### Collected material
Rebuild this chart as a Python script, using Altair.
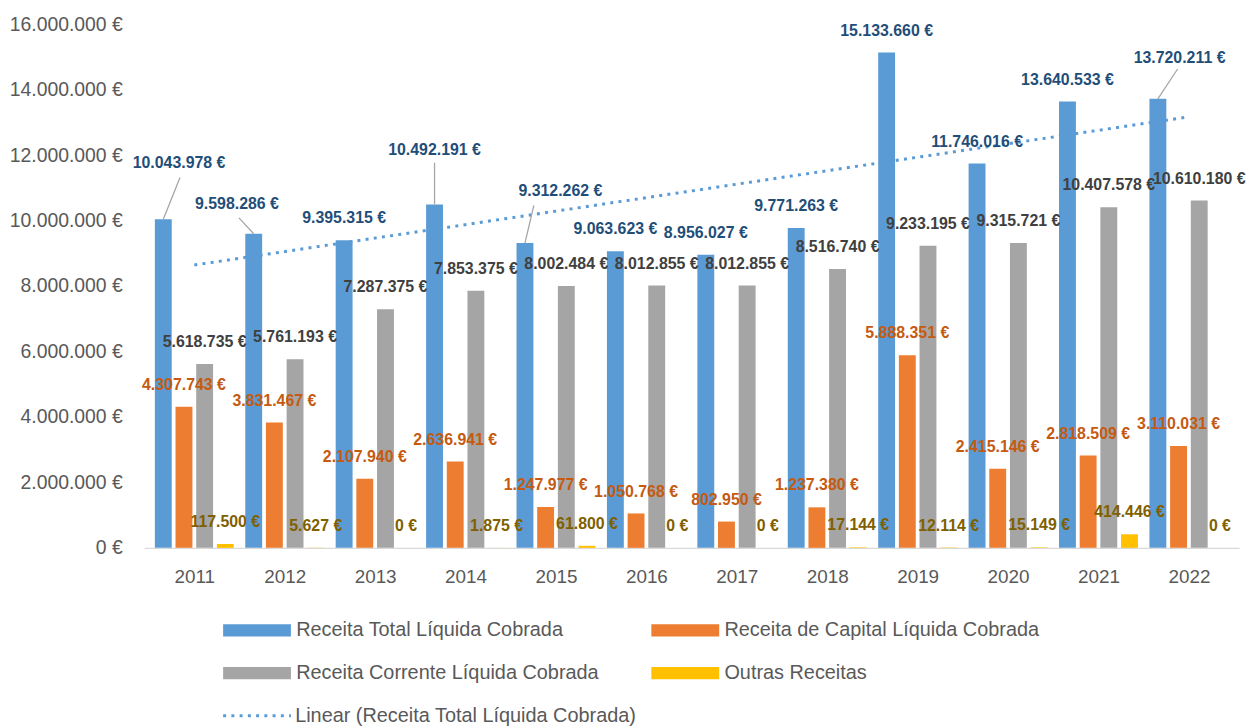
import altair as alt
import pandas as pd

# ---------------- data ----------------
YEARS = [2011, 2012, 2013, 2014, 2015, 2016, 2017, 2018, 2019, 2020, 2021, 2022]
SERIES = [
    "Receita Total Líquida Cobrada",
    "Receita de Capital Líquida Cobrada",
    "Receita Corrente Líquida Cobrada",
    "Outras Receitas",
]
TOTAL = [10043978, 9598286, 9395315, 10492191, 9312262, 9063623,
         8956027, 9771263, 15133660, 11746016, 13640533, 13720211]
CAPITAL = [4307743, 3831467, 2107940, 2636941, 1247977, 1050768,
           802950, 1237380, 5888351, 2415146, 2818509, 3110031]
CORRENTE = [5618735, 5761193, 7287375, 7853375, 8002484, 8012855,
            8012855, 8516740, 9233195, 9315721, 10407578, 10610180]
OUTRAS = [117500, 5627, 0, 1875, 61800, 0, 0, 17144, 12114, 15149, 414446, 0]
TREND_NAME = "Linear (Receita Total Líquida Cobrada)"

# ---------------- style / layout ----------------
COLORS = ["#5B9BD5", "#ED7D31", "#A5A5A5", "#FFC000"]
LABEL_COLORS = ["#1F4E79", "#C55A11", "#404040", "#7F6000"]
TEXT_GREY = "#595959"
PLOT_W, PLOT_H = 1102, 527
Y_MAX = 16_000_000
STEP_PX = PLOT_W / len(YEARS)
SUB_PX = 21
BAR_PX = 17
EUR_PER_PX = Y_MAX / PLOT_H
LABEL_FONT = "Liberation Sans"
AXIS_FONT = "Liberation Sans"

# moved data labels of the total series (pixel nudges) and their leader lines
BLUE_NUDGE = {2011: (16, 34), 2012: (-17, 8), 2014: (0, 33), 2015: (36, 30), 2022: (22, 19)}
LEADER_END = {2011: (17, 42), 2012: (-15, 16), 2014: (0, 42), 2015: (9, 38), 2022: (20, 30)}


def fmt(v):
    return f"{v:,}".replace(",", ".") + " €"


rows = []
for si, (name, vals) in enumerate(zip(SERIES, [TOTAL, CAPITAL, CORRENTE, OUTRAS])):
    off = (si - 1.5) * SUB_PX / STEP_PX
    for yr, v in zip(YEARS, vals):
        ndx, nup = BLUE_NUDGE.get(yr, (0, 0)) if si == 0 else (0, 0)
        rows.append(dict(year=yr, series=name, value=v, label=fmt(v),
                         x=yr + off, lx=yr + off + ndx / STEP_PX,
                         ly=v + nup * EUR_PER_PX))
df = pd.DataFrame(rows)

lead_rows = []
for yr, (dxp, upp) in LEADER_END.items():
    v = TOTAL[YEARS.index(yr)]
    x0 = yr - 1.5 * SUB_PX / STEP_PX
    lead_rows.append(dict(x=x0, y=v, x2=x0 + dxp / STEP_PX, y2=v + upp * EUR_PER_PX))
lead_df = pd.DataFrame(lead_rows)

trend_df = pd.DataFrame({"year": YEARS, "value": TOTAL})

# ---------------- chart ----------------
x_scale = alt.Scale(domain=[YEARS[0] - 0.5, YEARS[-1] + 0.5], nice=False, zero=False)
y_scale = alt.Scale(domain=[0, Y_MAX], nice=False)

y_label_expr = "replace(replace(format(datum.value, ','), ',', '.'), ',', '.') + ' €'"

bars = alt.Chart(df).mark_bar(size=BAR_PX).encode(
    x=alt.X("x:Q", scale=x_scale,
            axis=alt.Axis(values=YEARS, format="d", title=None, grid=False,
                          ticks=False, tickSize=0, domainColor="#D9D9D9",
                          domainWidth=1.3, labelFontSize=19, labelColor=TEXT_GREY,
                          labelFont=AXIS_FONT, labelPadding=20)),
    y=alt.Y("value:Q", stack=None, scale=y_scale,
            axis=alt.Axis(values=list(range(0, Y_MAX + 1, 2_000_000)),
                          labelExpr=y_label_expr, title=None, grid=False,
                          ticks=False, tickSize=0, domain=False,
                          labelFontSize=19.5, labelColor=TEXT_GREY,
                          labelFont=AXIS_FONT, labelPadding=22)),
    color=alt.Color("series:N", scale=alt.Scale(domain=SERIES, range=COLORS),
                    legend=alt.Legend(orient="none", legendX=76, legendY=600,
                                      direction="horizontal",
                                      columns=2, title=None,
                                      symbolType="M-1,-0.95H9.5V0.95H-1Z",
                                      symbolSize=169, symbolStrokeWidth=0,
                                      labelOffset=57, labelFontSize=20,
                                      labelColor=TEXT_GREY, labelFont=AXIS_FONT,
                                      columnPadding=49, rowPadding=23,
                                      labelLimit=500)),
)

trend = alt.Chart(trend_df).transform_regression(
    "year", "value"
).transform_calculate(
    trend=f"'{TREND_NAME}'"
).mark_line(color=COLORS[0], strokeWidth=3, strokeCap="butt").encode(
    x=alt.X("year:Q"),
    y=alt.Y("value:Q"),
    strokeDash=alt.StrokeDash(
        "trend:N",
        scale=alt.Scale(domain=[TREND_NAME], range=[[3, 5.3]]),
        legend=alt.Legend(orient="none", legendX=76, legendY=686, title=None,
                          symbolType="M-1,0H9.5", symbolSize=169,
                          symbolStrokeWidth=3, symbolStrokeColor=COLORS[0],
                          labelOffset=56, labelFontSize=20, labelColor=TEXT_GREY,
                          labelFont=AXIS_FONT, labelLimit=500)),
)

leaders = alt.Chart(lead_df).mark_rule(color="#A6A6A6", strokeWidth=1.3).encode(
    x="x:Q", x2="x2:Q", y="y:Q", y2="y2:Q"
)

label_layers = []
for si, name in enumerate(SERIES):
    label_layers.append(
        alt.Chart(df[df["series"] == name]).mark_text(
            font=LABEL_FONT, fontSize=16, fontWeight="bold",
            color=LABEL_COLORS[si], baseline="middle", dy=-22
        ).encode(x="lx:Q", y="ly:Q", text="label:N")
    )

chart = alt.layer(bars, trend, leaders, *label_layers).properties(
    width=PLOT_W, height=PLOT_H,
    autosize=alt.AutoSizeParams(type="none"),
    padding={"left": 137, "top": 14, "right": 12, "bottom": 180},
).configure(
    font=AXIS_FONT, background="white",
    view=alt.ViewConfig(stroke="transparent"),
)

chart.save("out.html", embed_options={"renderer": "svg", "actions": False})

### Set task
Print the complete listing exactly, apart from any pictures.

### Right answer
Rebuild this chart as a Python script, using Altair.
import altair as alt
import pandas as pd

# ---------------- data ----------------
YEARS = [2011, 2012, 2013, 2014, 2015, 2016, 2017, 2018, 2019, 2020, 2021, 2022]
SERIES = [
    "Receita Total Líquida Cobrada",
    "Receita de Capital Líquida Cobrada",
    "Receita Corrente Líquida Cobrada",
    "Outras Receitas",
]
TOTAL = [10043978, 9598286, 9395315, 10492191, 9312262, 9063623,
         8956027, 9771263, 15133660, 11746016, 13640533, 13720211]
CAPITAL = [4307743, 3831467, 2107940, 2636941, 1247977, 1050768,
           802950, 1237380, 5888351, 2415146, 2818509, 3110031]
CORRENTE = [5618735, 5761193, 7287375, 7853375, 8002484, 8012855,
            8012855, 8516740, 9233195, 9315721, 10407578, 10610180]
OUTRAS = [117500, 5627, 0, 1875, 61800, 0, 0, 17144, 12114, 15149, 414446, 0]
TREND_NAME = "Linear (Receita Total Líquida Cobrada)"

# ---------------- style / layout ----------------
COLORS = ["#5B9BD5", "#ED7D31", "#A5A5A5", "#FFC000"]
LABEL_COLORS = ["#1F4E79", "#C55A11", "#404040", "#7F6000"]
TEXT_GREY = "#595959"
PLOT_W, PLOT_H = 1102, 527
Y_MAX = 16_000_000
STEP_PX = PLOT_W / len(YEARS)
SUB_PX = 21
BAR_PX = 17
EUR_PER_PX = Y_MAX / PLOT_H
LABEL_FONT = "Liberation Sans"
AXIS_FONT = "Liberation Sans"

# moved data labels of the total series (pixel nudges) and their leader lines
BLUE_NUDGE = {2011: (16, 34), 2012: (-17, 8), 2014: (0, 33), 2015: (36, 30), 2022: (22, 19)}
LEADER_END = {2011: (17, 42), 2012: (-15, 16), 2014: (0, 42), 2015: (9, 38), 2022: (20, 30)}


def fmt(v):
    return f"{v:,}".replace(",", ".") + " €"


rows = []
for si, (name, vals) in enumerate(zip(SERIES, [TOTAL, CAPITAL, CORRENTE, OUTRAS])):
    off = (si - 1.5) * SUB_PX / STEP_PX
    for yr, v in zip(YEARS, vals):
        ndx, nup = BLUE_NUDGE.get(yr, (0, 0)) if si == 0 else (0, 0)
        rows.append(dict(year=yr, series=name, value=v, label=fmt(v),
                         x=yr + off, lx=yr + off + ndx / STEP_PX,
                         ly=v + nup * EUR_PER_PX))
df = pd.DataFrame(rows)

lead_rows = []
for yr, (dxp, upp) in LEADER_END.items():
    v = TOTAL[YEARS.index(yr)]
    x0 = yr - 1.5 * SUB_PX / STEP_PX
    lead_rows.append(dict(x=x0, y=v, x2=x0 + dxp / STEP_PX, y2=v + upp * EUR_PER_PX))
lead_df = pd.DataFrame(lead_rows)

trend_df = pd.DataFrame({"year": YEARS, "value": TOTAL})

# ---------------- chart ----------------
x_scale = alt.Scale(domain=[YEARS[0] - 0.5, YEARS[-1] + 0.5], nice=False, zero=False)
y_scale = alt.Scale(domain=[0, Y_MAX], nice=False)

y_label_expr = "replace(replace(format(datum.value, ','), ',', '.'), ',', '.') + ' €'"

bars = alt.Chart(df).mark_bar(size=BAR_PX).encode(
    x=alt.X("x:Q", scale=x_scale,
            axis=alt.Axis(values=YEARS, format="d", title=None, grid=False,
                          ticks=False, tickSize=0, domainColor="#D9D9D9",
                          domainWidth=1.3, labelFontSize=19, labelColor=TEXT_GREY,
                          labelFont=AXIS_FONT, labelPadding=20)),
    y=alt.Y("value:Q", stack=None, scale=y_scale,
            axis=alt.Axis(values=list(range(0, Y_MAX + 1, 2_000_000)),
                          labelExpr=y_label_expr, title=None, grid=False,
                          ticks=False, tickSize=0, domain=False,
                          labelFontSize=19.5, labelColor=TEXT_GREY,
                          labelFont=AXIS_FONT, labelPadding=22)),
    color=alt.Color("series:N", scale=alt.Scale(domain=SERIES, range=COLORS),
                    legend=alt.Legend(orient="none", legendX=76, legendY=600,
                                      direction="horizontal",
                                      columns=2, title=None,
                                      symbolType="M-1,-0.95H9.5V0.95H-1Z",
                                      symbolSize=169, symbolStrokeWidth=0,
                                      labelOffset=57, labelFontSize=20,
                                      labelColor=TEXT_GREY, labelFont=AXIS_FONT,
                                      columnPadding=49, rowPadding=23,
                                      labelLimit=500)),
)

trend = alt.Chart(trend_df).transform_regression(
    "year", "value"
).transform_calculate(
    trend=f"'{TREND_NAME}'"
).mark_line(color=COLORS[0], strokeWidth=3, strokeCap="butt").encode(
    x=alt.X("year:Q"),
    y=alt.Y("value:Q"),
    strokeDash=alt.StrokeDash(
        "trend:N",
        scale=alt.Scale(domain=[TREND_NAME], range=[[3, 5.3]]),
        legend=alt.Legend(orient="none", legendX=76, legendY=686, title=None,
                          symbolType="M-1,0H9.5", symbolSize=169,
                          symbolStrokeWidth=3, symbolStrokeColor=COLORS[0],
                          labelOffset=56, labelFontSize=20, labelColor=TEXT_GREY,
                          labelFont=AXIS_FONT, labelLimit=500)),
)

leaders = alt.Chart(lead_df).mark_rule(color="#A6A6A6", strokeWidth=1.3).encode(
    x="x:Q", x2="x2:Q", y="y:Q", y2="y2:Q"
)

label_layers = []
for si, name in enumerate(SERIES):
    label_layers.append(
        alt.Chart(df[df["series"] == name]).mark_text(
            font=LABEL_FONT, fontSize=16, fontWeight="bold",
            color=LABEL_COLORS[si], baseline="middle", dy=-22
        ).encode(x="lx:Q", y="ly:Q", text="label:N")
    )

chart = alt.layer(bars, trend, leaders, *label_layers).properties(
    width=PLOT_W, height=PLOT_H,
    autosize=alt.AutoSizeParams(type="none"),
    padding={"left": 137, "top": 14, "right": 12, "bottom": 180},
).configure(
    font=AXIS_FONT, background="white",
    view=alt.ViewConfig(stroke="transparent"),
)

chart.save("out.html", embed_options={"renderer": "svg", "actions": False})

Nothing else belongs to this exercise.